_What needs to be done_.
Go through the entries and transcribe each one exactly, dropping the pictures.

begin

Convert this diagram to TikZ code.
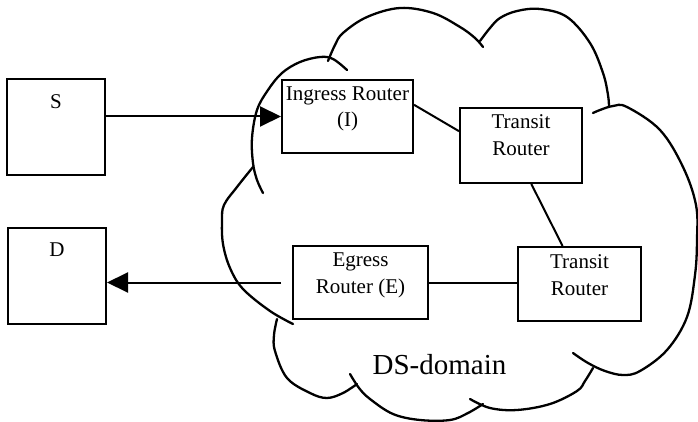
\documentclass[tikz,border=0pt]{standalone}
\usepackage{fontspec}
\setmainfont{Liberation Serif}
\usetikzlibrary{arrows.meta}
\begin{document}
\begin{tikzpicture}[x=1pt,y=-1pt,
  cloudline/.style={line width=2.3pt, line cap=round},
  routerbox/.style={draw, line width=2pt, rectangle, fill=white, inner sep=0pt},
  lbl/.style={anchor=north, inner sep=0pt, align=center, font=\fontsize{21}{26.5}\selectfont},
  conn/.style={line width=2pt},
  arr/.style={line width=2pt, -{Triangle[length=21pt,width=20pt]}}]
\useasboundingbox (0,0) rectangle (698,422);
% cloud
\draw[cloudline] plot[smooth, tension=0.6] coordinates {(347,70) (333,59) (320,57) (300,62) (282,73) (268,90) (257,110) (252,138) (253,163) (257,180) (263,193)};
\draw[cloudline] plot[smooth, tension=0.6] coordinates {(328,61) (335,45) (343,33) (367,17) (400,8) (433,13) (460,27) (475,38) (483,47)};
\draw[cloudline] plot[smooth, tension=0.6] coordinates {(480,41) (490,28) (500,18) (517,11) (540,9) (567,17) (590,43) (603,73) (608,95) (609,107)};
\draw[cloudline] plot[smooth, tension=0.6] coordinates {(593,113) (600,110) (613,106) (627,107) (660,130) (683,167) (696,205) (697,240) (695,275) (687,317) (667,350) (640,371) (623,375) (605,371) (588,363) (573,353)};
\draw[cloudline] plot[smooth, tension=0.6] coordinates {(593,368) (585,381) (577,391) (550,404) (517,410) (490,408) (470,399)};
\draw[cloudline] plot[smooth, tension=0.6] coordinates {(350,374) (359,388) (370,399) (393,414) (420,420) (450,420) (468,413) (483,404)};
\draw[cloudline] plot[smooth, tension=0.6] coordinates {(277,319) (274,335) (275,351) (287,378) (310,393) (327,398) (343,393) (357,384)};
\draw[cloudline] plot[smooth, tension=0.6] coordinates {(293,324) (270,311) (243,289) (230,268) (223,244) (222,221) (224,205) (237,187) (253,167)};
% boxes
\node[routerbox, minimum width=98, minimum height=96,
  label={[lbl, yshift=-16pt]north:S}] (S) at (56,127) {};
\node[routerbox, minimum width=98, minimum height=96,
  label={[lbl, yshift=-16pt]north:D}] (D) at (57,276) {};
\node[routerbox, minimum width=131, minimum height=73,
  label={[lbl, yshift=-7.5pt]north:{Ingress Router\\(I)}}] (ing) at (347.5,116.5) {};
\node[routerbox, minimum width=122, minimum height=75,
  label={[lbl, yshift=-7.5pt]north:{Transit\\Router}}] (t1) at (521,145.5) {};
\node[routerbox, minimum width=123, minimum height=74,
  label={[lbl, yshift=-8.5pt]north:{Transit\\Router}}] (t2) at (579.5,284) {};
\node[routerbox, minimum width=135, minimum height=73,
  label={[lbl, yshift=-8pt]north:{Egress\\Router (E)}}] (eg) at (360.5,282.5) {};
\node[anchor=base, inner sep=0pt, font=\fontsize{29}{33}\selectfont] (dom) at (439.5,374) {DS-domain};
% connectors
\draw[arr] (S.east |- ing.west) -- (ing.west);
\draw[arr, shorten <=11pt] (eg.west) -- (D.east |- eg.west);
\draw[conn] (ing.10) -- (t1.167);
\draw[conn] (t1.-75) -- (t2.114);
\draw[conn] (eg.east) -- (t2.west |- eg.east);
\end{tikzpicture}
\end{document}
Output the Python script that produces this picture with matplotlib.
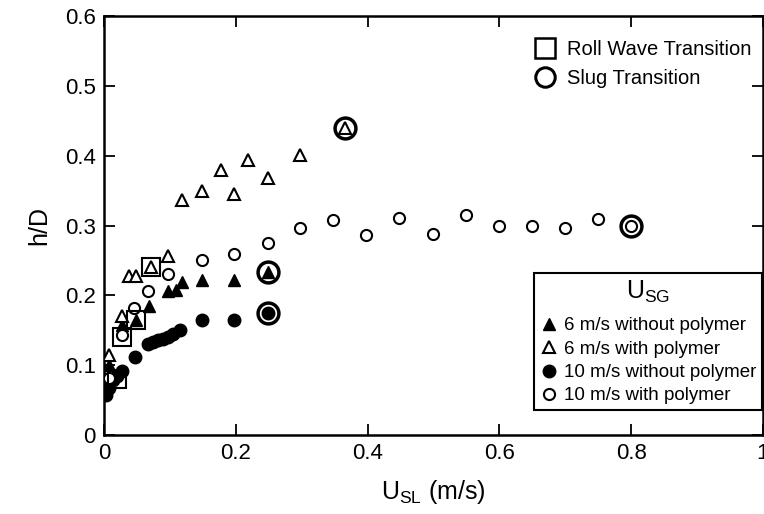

end

_Output for this task_.
Convert this diagram to TikZ code.
\documentclass[tikz,border=0pt]{standalone}
\usepackage{fontspec}
\setmainfont{Liberation Serif}
\usetikzlibrary{arrows.meta}
\begin{document}
\begin{tikzpicture}[x=1pt,y=-1pt,
  cloudline/.style={line width=2.3pt, line cap=round},
  routerbox/.style={draw, line width=2pt, rectangle, fill=white, inner sep=0pt},
  lbl/.style={anchor=north, inner sep=0pt, align=center, font=\fontsize{21}{26.5}\selectfont},
  conn/.style={line width=2pt},
  arr/.style={line width=2pt, -{Triangle[length=21pt,width=20pt]}}]
\useasboundingbox (0,0) rectangle (698,422);
% cloud
\draw[cloudline] plot[smooth, tension=0.6] coordinates {(347,70) (333,59) (320,57) (300,62) (282,73) (268,90) (257,110) (252,138) (253,163) (257,180) (263,193)};
\draw[cloudline] plot[smooth, tension=0.6] coordinates {(328,61) (335,45) (343,33) (367,17) (400,8) (433,13) (460,27) (475,38) (483,47)};
\draw[cloudline] plot[smooth, tension=0.6] coordinates {(480,41) (490,28) (500,18) (517,11) (540,9) (567,17) (590,43) (603,73) (608,95) (609,107)};
\draw[cloudline] plot[smooth, tension=0.6] coordinates {(593,113) (600,110) (613,106) (627,107) (660,130) (683,167) (696,205) (697,240) (695,275) (687,317) (667,350) (640,371) (623,375) (605,371) (588,363) (573,353)};
\draw[cloudline] plot[smooth, tension=0.6] coordinates {(593,368) (585,381) (577,391) (550,404) (517,410) (490,408) (470,399)};
\draw[cloudline] plot[smooth, tension=0.6] coordinates {(350,374) (359,388) (370,399) (393,414) (420,420) (450,420) (468,413) (483,404)};
\draw[cloudline] plot[smooth, tension=0.6] coordinates {(277,319) (274,335) (275,351) (287,378) (310,393) (327,398) (343,393) (357,384)};
\draw[cloudline] plot[smooth, tension=0.6] coordinates {(293,324) (270,311) (243,289) (230,268) (223,244) (222,221) (224,205) (237,187) (253,167)};
% boxes
\node[routerbox, minimum width=98, minimum height=96,
  label={[lbl, yshift=-16pt]north:S}] (S) at (56,127) {};
\node[routerbox, minimum width=98, minimum height=96,
  label={[lbl, yshift=-16pt]north:D}] (D) at (57,276) {};
\node[routerbox, minimum width=131, minimum height=73,
  label={[lbl, yshift=-7.5pt]north:{Ingress Router\\(I)}}] (ing) at (347.5,116.5) {};
\node[routerbox, minimum width=122, minimum height=75,
  label={[lbl, yshift=-7.5pt]north:{Transit\\Router}}] (t1) at (521,145.5) {};
\node[routerbox, minimum width=123, minimum height=74,
  label={[lbl, yshift=-8.5pt]north:{Transit\\Router}}] (t2) at (579.5,284) {};
\node[routerbox, minimum width=135, minimum height=73,
  label={[lbl, yshift=-8pt]north:{Egress\\Router (E)}}] (eg) at (360.5,282.5) {};
\node[anchor=base, inner sep=0pt, font=\fontsize{29}{33}\selectfont] (dom) at (439.5,374) {DS-domain};
% connectors
\draw[arr] (S.east |- ing.west) -- (ing.west);
\draw[arr, shorten <=11pt] (eg.west) -- (D.east |- eg.west);
\draw[conn] (ing.10) -- (t1.167);
\draw[conn] (t1.-75) -- (t2.114);
\draw[conn] (eg.east) -- (t2.west |- eg.east);
\end{tikzpicture}
\end{document}
Output the Python script that produces this picture with matplotlib.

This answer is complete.